When your changes create orphans:

  • Remove imports/variables/functions that YOUR changes made unused.
  • Don't remove pre-existing dead code unless asked.

The test: Every changed line should trace directly to the user's request.

4. Goal-Driven Execution

Define success criteria. Loop until verified.

Transform tasks into verifiable goals:

  • "Add validation" → "Write tests for invalid inputs, then make them pass"
  • "Fix the bug" → "Write a test that reproduces it, then make it pass"
  • "Refactor X" → "Ensure tests pass before and after"

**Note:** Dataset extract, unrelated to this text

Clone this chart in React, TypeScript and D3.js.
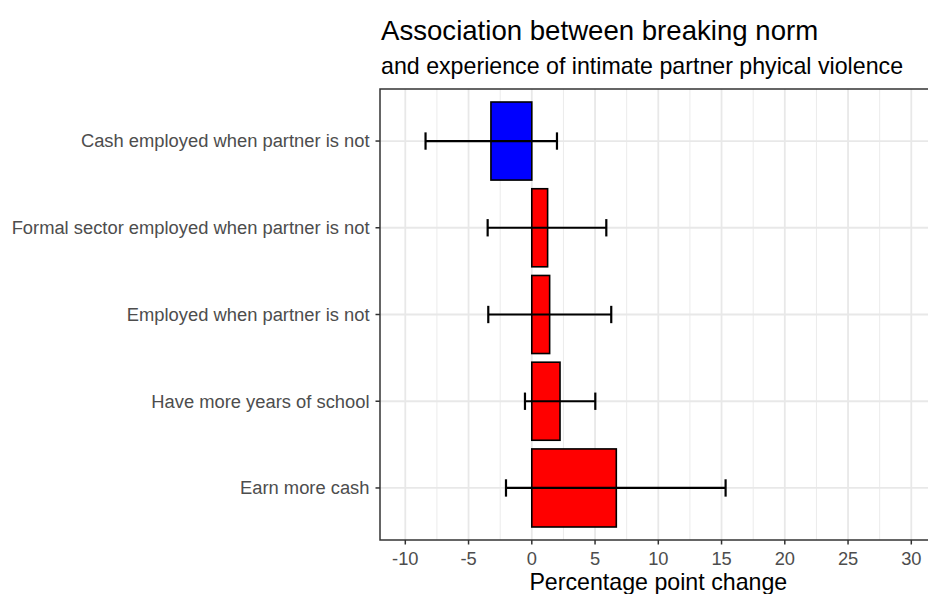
import React from "react";
import * as d3 from "d3";

const categories = [
  "Cash employed when partner is not",
  "Formal sector employed when partner is not",
  "Employed when partner is not",
  "Have more years of school",
  "Earn more cash",
];
const estimates = [-3.23, 1.25, 1.41, 2.23, 6.68];
const lowerCI = [-8.4, -3.49, -3.44, -0.54, -2.04];
const upperCI = [1.99, 5.89, 6.28, 5.02, 15.32];
const xTicks = [-10, -5, 0, 5, 10, 15, 20, 25, 30];
const xMinor = [-7.5, -2.5, 2.5, 7.5, 12.5, 17.5, 22.5, 27.5];
const title = "Association between breaking norm";
const subtitle = "and experience of intimate partner phyical violence";
const xTitle = "Percentage point change";

const W = 928;
const H = 594;
const panel = { left: 380, right: 936.6, top: 89, bottom: 540 };
const FONT = "'Liberation Sans', Arial, Helvetica, sans-serif";

export default function App() {
  const x = d3.scaleLinear().domain([-12, 32]).range([panel.left, panel.right]);
  const y = d3
    .scalePoint<string>()
    .domain(categories)
    .range([panel.top, panel.bottom])
    .padding(0.6);
  const step = y.step();
  const barH = step * 0.9;
  const capH = step * 0.2;
  const grey = "#4D4D4D";

  return (
    <svg
      width={W}
      height={H}
      style={{ position: "absolute", left: 0, top: 0, background: "#fff" }}
      fontFamily={FONT}
    >
      <rect x={0} y={0} width={W} height={H} fill="#fff" />
      <text x={381} y={40} fontSize={27.6} fill="#000">
        {title}
      </text>
      <text x={381} y={74} fontSize={23.2} fill="#000">
        {subtitle}
      </text>
      {/* panel */}
      <rect
        x={panel.left}
        y={panel.top}
        width={panel.right - panel.left}
        height={panel.bottom - panel.top}
        fill="#fff"
      />
      {xMinor.map((v) => (
        <line
          key={"mi" + v}
          x1={x(v)}
          x2={x(v)}
          y1={panel.top}
          y2={panel.bottom}
          stroke="#EBEBEB"
          strokeWidth={1}
        />
      ))}
      {xTicks.map((v) => (
        <line
          key={"ma" + v}
          x1={x(v)}
          x2={x(v)}
          y1={panel.top}
          y2={panel.bottom}
          stroke="#E8E8E8"
          strokeWidth={1.8}
        />
      ))}
      {categories.map((c) => (
        <line
          key={"hy" + c}
          x1={panel.left}
          x2={panel.right}
          y1={y(c)}
          y2={y(c)}
          stroke="#E8E8E8"
          strokeWidth={1.8}
        />
      ))}
      {categories.map((c, i) => {
        const v = estimates[i];
        const x0 = x(Math.min(0, v));
        const x1 = x(Math.max(0, v));
        return (
          <rect
            key={"b" + c}
            x={x0}
            y={(y(c) as number) - barH / 2}
            width={x1 - x0}
            height={barH}
            fill={v < 0 ? "#0000FF" : "#FF0000"}
            stroke="#000"
            strokeWidth={1.6}
          />
        );
      })}
      {categories.map((c, i) => {
        const cy = y(c) as number;
        return (
          <g key={"e" + c} stroke="#000" strokeWidth={2.2}>
            <line x1={x(lowerCI[i])} x2={x(upperCI[i])} y1={cy} y2={cy} />
            <line x1={x(lowerCI[i])} x2={x(lowerCI[i])} y1={cy - capH / 2} y2={cy + capH / 2} />
            <line x1={x(upperCI[i])} x2={x(upperCI[i])} y1={cy - capH / 2} y2={cy + capH / 2} />
          </g>
        );
      })}
      <rect
        x={panel.left}
        y={panel.top}
        width={panel.right - panel.left}
        height={panel.bottom - panel.top}
        fill="none"
        stroke="#333333"
        strokeWidth={1.5}
      />
      {/* y axis */}
      {categories.map((c) => (
        <g key={"yl" + c}>
          <line
            x1={panel.left - 4.5}
            x2={panel.left}
            y1={y(c)}
            y2={y(c)}
            stroke="#333333"
            strokeWidth={1.5}
          />
          <text
            x={panel.left - 10.5}
            y={y(c)}
            dy="0.35em"
            textAnchor="end"
            fontSize={18.35}
            fill={grey}
          >
            {c}
          </text>
        </g>
      ))}
      {/* x axis */}
      {xTicks.map((v) => (
        <g key={"xl" + v}>
          <line
            x1={x(v)}
            x2={x(v)}
            y1={panel.bottom}
            y2={panel.bottom + 4.5}
            stroke="#333333"
            strokeWidth={1.5}
          />
          <text
            x={x(v)}
            y={panel.bottom + 25}
            textAnchor="middle"
            fontSize={18.3}
            fill={grey}
          >
            {v}
          </text>
        </g>
      ))}
      <text
        x={(panel.left + panel.right) / 2}
        y={590}
        textAnchor="middle"
        fontSize={23.2}
        fill="#000"
      >
        {xTitle}
      </text>
    </svg>
  );
}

For multi-step tasks, state a brief plan:

1. [Step] → verify: [check]
2. [Step] → verify: [check]
3. [Step] → verify: [check]

Strong success criteria let you loop independently. Weak criteria ("make it work") require constant clarification.

Guidelines

Commands

Read the Makefile to discover available targets before running any Go toolchain commands directly.

Gotchas

  • Go is managed by asdf. The go binary resolves through ~/.asdf/shims/go.
  • Architecture doc is the spec. docs/architecture.md (~3600 lines) defines every entity, state machine, algorithm, and validation rule. Read the relevant section before implementing anything. Drift from the spec is a bug.
  • Symphony is prior art, not a template. Sortie derives from OpenAI Symphony but diverges intentionally (Go instead of Elixir, SQLite persistence, adapter interfaces). Do not copy Symphony patterns or Elixir idioms.
  • Workspace safety invariants are security boundaries. Path containment under workspace root, sanitized workspace keys ([A-Za-z0-9._-] only), and cwd validation before agent launch are mandatory — not suggestions. See architecture Section 9.6.
  • Generic naming in core code. Use agent_*, tracker_*, session_* in orchestrator core. Never jira_*, claude_*, codex_* outside their adapter packages.
  • Integration tests are env-gated. SORTIE_JIRA_TEST=1 for Jira, SORTIE_GITHUB_TEST=1 for GitHub adapter integration tests, SORTIE_GITHUB_E2E=1 for GitHub E2E orchestrator tests (also requires SORTIE_GITHUB_TOKEN and SORTIE_GITHUB_PROJECT), SORTIE_CLAUDE_TEST=1 for Claude Code, SORTIE_COPILOT_TEST=1 for Copilot. Without these vars, integration tests must skip cleanly — never fail.
  • SQLite library is modernc.org/sqlite only. Never mattn/go-sqlite3 — CGo breaks the single-binary zero-dependency deployment model.

Boundaries

Always

  • Read the relevant architecture doc section before implementing a feature.
  • Implement adapter integrations as new packages behind the existing Go interface — additive only.
  • Produce a statically-linked single binary with zero runtime dependencies.

Ask first

  • Any change to docs/architecture.md or docs/decisions/*.md.
  • Adding dependencies beyond what the architecture specifies.

Never

  • Modify accepted ADRs in docs/decisions/ without explicit instruction.
  • Use CGo or any library requiring a C toolchain.
  • Put integration-specific logic (Jira field names, Claude Code CLI flags) in orchestrator core packages.
  • Weaken workspace path containment or sanitization rules.
  • Edit LICENSE or README.md without explicit instruction.
  • Do not reference docs/architecture.md, docs/decisions/, section numbers, ADR numbers, or ticket IDs in any comment — godoc or inline. Those belong in specs and plans, not in source files.
  • NEVER prefix commands with GOPATH=..., GOMODCACHE=..., or any Go environment overrides. The asdf shim configures everything.
  • NEVER use /usr/local/go/bin/go, /usr/bin/go, or any absolute path to a Go binary.
  • NEVER downgrade the go directive in go.mod. NEVER add or modify toolchain directives in go.mod unless explicitly asked.

Reference docs

Consult these on demand for the area you are working on, not as a blanket prerequisite to read upfront:

  • docs/architecture-digest.md - a 2-page map of the system for AI agents. Read this document as your first reference during specification, planning, and review. Open the full docs/architecture.md only when the feature you are working on touches one of the areas flagged in the "deep-read" section at the bottom.
  • docs/architecture.md - the full specification (~3600 lines). Read the section that covers the entity, state machine, algorithm, or contract you are about to change. Do not read the document end-to-end before starting work.
  • docs/decisions/ - accepted ADRs. Read when discussing or revising a prior design choice.
  • docs/workflow-reference.md - WORKFLOW.md syntax reference.